** start **

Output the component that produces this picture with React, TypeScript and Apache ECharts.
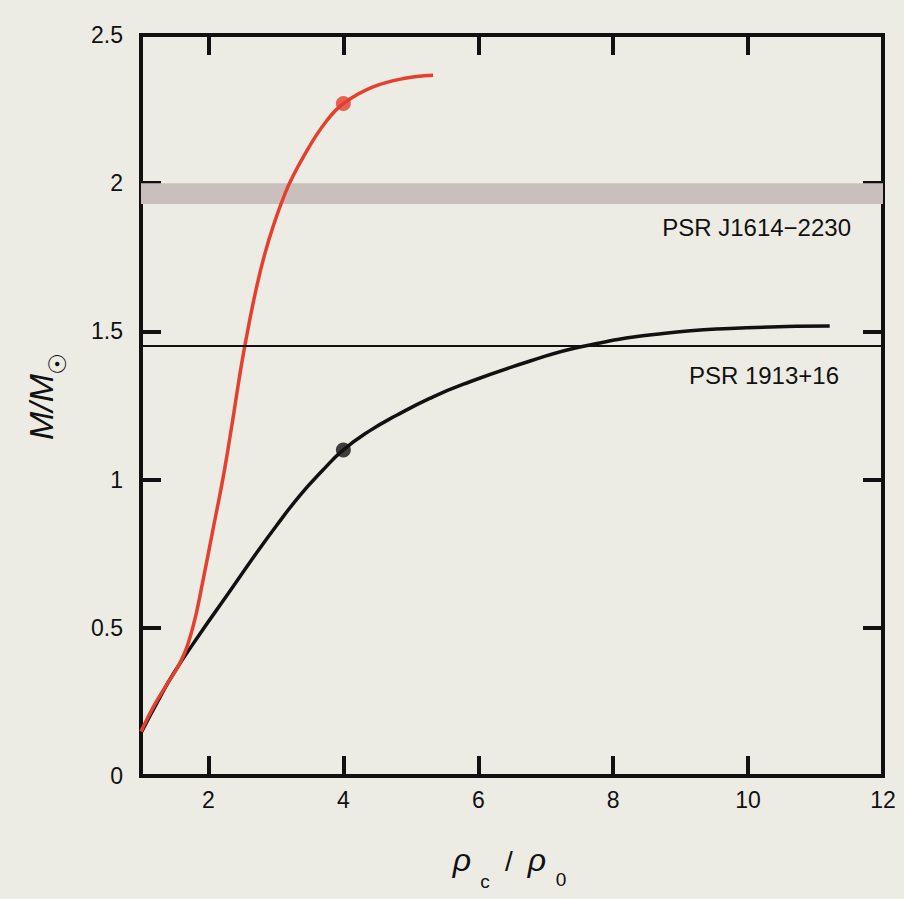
import React, { useEffect, useRef } from "react";
import * as echarts from "echarts";

// ---- data ----
const xTicks = [2, 4, 6, 8, 10, 12];
const yTicks = [0, 0.5, 1, 1.5, 2, 2.5];

const blackX = [1, 1.28, 1.48, 1.875, 2.27, 2.665, 3.01, 3.36, 3.68, 4.0, 4.4, 4.79, 5.28, 5.78, 6.77, 7.56, 8.74, 9.73, 11.21];
const blackY = [0.145, 0.265, 0.345, 0.48, 0.608, 0.737, 0.845, 0.948, 1.028, 1.1, 1.166, 1.217, 1.274, 1.322, 1.4, 1.45, 1.493, 1.51, 1.518];

const redX = [1, 1.2, 1.4, 1.55, 1.68, 1.8, 1.92, 2.07, 2.22, 2.345, 2.54, 2.81, 3.135, 3.46, 3.75, 4.0, 4.44, 4.89, 5.33];
const redY = [0.15, 0.24, 0.315, 0.37, 0.435, 0.53, 0.661, 0.835, 1.01, 1.18, 1.452, 1.74, 1.965, 2.11, 2.21, 2.269, 2.325, 2.353, 2.364];

const blackDot = [4, 1.1];
const redDot = [4, 2.269];

const bandLow = 1.93;
const bandHigh = 2.0;
const psr1913 = 1.45;

const labelJ1614 = "PSR J1614\u22122230";
const label1913 = "PSR 1913+16";

const INK = "#111111";
const RED = "#e5402e";
const PAPER = "#edece4";
const FONT = "'Liberation Sans', Arial, sans-serif";

function zip(xs: number[], ys: number[]) {
  return xs.map((x, i) => [x, ys[i]]);
}

export default function App() {
  const ref = useRef<HTMLDivElement>(null);

  useEffect(() => {
    document.body.style.margin = "0";
    document.body.style.background = PAPER;
    if (!ref.current) return;
    const chart = echarts.init(ref.current, undefined, { renderer: "svg" });

    const axisLine = { show: true, onZero: false, lineStyle: { color: INK, width: 4, cap: "square" } };
    const tick = (vals: number[]) => ({
      show: true,
      inside: true,
      length: 20,
      customValues: vals,
      lineStyle: { color: INK, width: 4 },
    });

    chart.setOption({
      animation: false,
      backgroundColor: PAPER,
      grid: { left: 141, right: 21, top: 35, bottom: 123, containLabel: false },
      xAxis: [
        {
          type: "value",
          min: 1,
          max: 12,
          position: "bottom",
          axisLine,
          axisTick: tick(xTicks),
          axisLabel: {
            customValues: xTicks,
            fontSize: 23,
            color: INK,
            margin: 12,
            fontFamily: FONT,
          },
          splitLine: { show: false },
        },
        {
          type: "value",
          min: 1,
          max: 12,
          position: "top",
          axisLine,
          axisTick: tick(xTicks),
          axisLabel: { show: false },
          splitLine: { show: false },
        },
      ],
      yAxis: [
        {
          type: "value",
          min: 0,
          max: 2.5,
          interval: 0.5,
          position: "left",
          axisLine,
          axisTick: tick(yTicks),
          axisLabel: {
            customValues: yTicks,
            fontSize: 23,
            color: INK,
            margin: 18,
            fontFamily: FONT,
          },
          splitLine: { show: false },
        },
        {
          type: "value",
          min: 0,
          max: 2.5,
          interval: 0.5,
          position: "right",
          axisLine,
          axisTick: tick(yTicks),
          axisLabel: { show: false },
          splitLine: { show: false },
        },
      ],
      series: [
        {
          type: "line",
          name: "refs",
          data: [],
          silent: true,
          markArea: {
            silent: true,
            itemStyle: { color: "#c9c0bd" },
            data: [[{ yAxis: bandLow }, { yAxis: bandHigh }]],
          },
          markLine: {
            silent: true,
            symbol: ["none", "none"],
            label: { show: false },
            lineStyle: { color: INK, width: 2, type: "solid" },
            data: [{ yAxis: psr1913 }],
          },
        },
        {
          type: "line",
          name: "black",
          data: zip(blackX, blackY),
          smooth: 0.5,
          showSymbol: false,
          lineStyle: { color: INK, width: 3.5 },
          z: 3,
        },
        {
          type: "line",
          name: "red",
          data: zip(redX, redY),
          smooth: 0.4,
          showSymbol: false,
          lineStyle: { color: RED, width: 3.5 },
          z: 4,
        },
        {
          type: "scatter",
          data: [blackDot],
          symbolSize: 15,
          itemStyle: { color: INK },
          z: 5,
        },
        {
          type: "scatter",
          data: [redDot],
          symbolSize: 15,
          itemStyle: { color: RED },
          z: 5,
        },
      ],
      graphic: [
        {
          type: "text",
          x: 851,
          y: 227,
          style: {
            text: labelJ1614,
            font: `24px ${FONT}`,
            fill: INK,
            textAlign: "right",
            textVerticalAlign: "middle",
          },
        },
        {
          type: "text",
          x: 839,
          y: 375,
          style: {
            text: label1913,
            font: `24px ${FONT}`,
            fill: INK,
            textAlign: "right",
            textVerticalAlign: "middle",
          },
        },
        {
          type: "group",
          x: 45,
          y: 398,
          rotation: Math.PI / 2,
          children: [
            {
              type: "text",
              x: -9,
              y: -4,
              style: {
                text: "M/M",
                font: `italic 34px ${FONT}`,
                fill: INK,
                textAlign: "center",
                textVerticalAlign: "middle",
              },
            },
            {
              type: "text",
              x: 34,
              y: 13,
              style: {
                text: "\u2609",
                font: `24px 'DejaVu Sans', sans-serif`,
                fill: INK,
                textAlign: "center",
                textVerticalAlign: "middle",
              },
            },
          ],
        },
        {
          type: "text",
          x: 462,
          y: 860,
          style: {
            text: "\u03c1",
            font: `italic 32px ${FONT}`,
            fill: INK,
            textAlign: "center",
            textVerticalAlign: "middle",
          },
        },
        {
          type: "text",
          x: 485,
          y: 881,
          style: {
            text: "c",
            font: `19px ${FONT}`,
            fill: INK,
            textAlign: "center",
            textVerticalAlign: "middle",
          },
        },
        {
          type: "text",
          x: 509,
          y: 861,
          style: {
            text: "/",
            font: `28px ${FONT}`,
            fill: INK,
            textAlign: "center",
            textVerticalAlign: "middle",
          },
        },
        {
          type: "text",
          x: 537,
          y: 860,
          style: {
            text: "\u03c1",
            font: `italic 32px ${FONT}`,
            fill: INK,
            textAlign: "center",
            textVerticalAlign: "middle",
          },
        },
        {
          type: "text",
          x: 561,
          y: 879,
          style: {
            text: "0",
            font: `19px ${FONT}`,
            fill: INK,
            textAlign: "center",
            textVerticalAlign: "middle",
          },
        },
      ],
    });

    return () => chart.dispose();
  }, []);

  return <div ref={ref} style={{ width: 904, height: 899 }} />;
}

** end **

**Exercise prompt**
Identify every line above with the string "React" in it. Copy those lines.

**Exercise response**
Output the component that produces this picture with React, TypeScript and Apache ECharts.
import React, { useEffect, useRef } from "react";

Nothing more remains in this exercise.